Tezin Türü: Doktora
Tezin Yürütüldüğü Kurum: Yıldız Teknik Üniversitesi, Fen Bilimleri Enstitüsü, Bilgisayar Mühendisliği, Türkiye
Tezin Onay Tarihi: 2023
Tezin Dili: Türkçe
Öğrenci: Mehmet Korkmaz
Asıl Danışman (Eş Danışmanlı Tezler İçin): Banu Diri
Eş Danışman: Özgür Koray Şahingöz
Özet:
The use of technological devices and the internet makes our daily lives
much easier. The cyber world has expanded with this ease, reaching large masses
with widespread internet use. Attackers targeting this large audience
manipulate them with a technique called phishing attack, with a content that is
important and urgent, and direct them to make the wrong decision as the weakest
link. In this way, it is aimed to steal some sensitive information such as user
identities, passwords, bank account and credit card numbers. Informing users
against these attacks and developing artificial intelligence-supported phishing
detection systems are effective solutions to protect users. Today, effective
defense systems are being created with studies in the field of machine learning
and deep learning. The working logic of these systems is based on detecting
phishing websites by analyzing their URL addresses, content, or both. While
these systems generally focus on URL analysis, there are a limited number of
content analysis systems and a limited number of systems that combine URL and
content analysis. In systems where URL and content analysis are done together,
it works on feature concatenation. In URL analysis-based approaches, a dataset
consisting of 14,782,355 data, including 11,720,749 legitimate and 3,061,606
phishing URLs, was created in this thesis for better learning of the model.

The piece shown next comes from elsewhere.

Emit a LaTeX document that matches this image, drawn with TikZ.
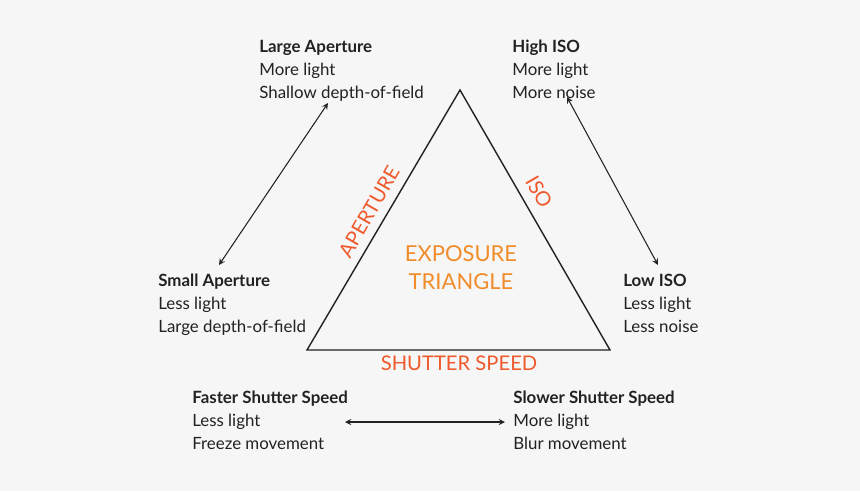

There are two sub-datasets within this dataset. One of them is the high-risk
URL dataset with 113,189 legitimate and 113,189 phishing URLs. The other is the
high-risk content dataset, which contains 45,631 legitimate and 36,123 phishing
URLs and their content. Thus, we have contributed to the literature by first
creating a dataset of this size and characteristics.

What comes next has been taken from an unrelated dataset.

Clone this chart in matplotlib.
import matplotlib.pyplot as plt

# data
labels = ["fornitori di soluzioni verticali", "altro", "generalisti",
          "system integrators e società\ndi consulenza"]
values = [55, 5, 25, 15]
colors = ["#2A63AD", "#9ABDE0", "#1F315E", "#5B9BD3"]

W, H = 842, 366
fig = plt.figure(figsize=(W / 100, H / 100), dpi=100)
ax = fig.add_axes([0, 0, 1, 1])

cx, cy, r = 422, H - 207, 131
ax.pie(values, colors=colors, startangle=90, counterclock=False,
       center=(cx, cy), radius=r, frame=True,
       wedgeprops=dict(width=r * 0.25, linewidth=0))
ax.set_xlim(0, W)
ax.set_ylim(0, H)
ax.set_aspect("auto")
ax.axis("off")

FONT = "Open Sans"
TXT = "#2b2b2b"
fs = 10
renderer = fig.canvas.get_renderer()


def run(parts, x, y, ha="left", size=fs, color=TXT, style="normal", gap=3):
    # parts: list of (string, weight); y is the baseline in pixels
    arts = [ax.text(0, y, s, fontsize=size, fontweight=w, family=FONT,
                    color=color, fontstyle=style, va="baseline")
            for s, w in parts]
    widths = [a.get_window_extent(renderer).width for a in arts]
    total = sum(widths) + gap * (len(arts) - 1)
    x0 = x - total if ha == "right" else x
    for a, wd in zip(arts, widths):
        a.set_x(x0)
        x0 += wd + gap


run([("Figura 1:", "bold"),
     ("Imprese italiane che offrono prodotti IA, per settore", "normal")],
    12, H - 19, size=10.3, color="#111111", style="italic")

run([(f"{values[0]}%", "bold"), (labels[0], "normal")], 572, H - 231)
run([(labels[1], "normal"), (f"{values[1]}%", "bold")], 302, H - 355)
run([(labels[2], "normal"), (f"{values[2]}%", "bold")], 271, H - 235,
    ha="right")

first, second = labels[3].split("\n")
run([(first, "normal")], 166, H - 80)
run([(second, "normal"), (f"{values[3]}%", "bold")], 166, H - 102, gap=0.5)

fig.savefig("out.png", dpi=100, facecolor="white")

A series of experiments were conducted on these datasets using deep
learning models and five-fold cross-validation within the scope of URL,
content, URL and content analysis based approach. In these experiments, in the GDNN-CNN model, which is a
combination of GDNN which we named and CNN models, automatic and 73 manual
features were combined within the scope of URL analysis and an accuracy rate of
99.05% was achieved. Within the scope of the content analysis-based approach,
the DNN model trained with 57 manually generated features in the high-risk
content dataset, which is one of the sub-datasets, achieved an accuracy rate of
94.07%. One of the main objectives of this thesis is to develop a hybrid system
that analyzes both URLs and content. This approach, which we call a two-stage
hybrid phishing detection system, is designed as follows: The suspected
phishing attack is first evaluated according to the URL analysis approach and
then, if the website is active, according to the content analysis approach. The
decision maker mechanism developed in this system works as follows: If the
result is predicted as phishing according to URL analysis, the result is
phishing. If the result is predicted as legitimate according to the URL
analysis, the content is searched, and if it is not found, the result of the
URL analysis again determines the result. If content is found, the result is
determined by looking at the ratio of URL and content analysis prediction
result. As a result of a series of experiments, a system is proposed in which
it is more appropriate to use the GDNN-CNN model in the first stage and the DNN model
in the second stage. In the experiments conducted on the high-risk content
dataset from the sub-datasets, the accuracy rates obtained according to the
proposed system were improved by 2.34% according to URL analysis and 4.33%
according to content analysis. In the experimental studies conducted on the
dataset we created within the scope of big data, the 99.05% accuracy rate
obtained within the scope of URL analysis was improved by 0.01% with the hybrid
approach and reached 99.06%. In addition, the false negative rate and error
rate were improved by 0.01%. When this seemingly low improvement is examined in
detail, it is seen that the two-stage hybrid phishing attack detection system
is 70.23% better at detecting URLs that are not detected in URL analysis but
are analyzed for content, if any. As a result, the proposed approach will work
as an effective phishing attack detection system as it will encounter more
phishing website content when run in real life.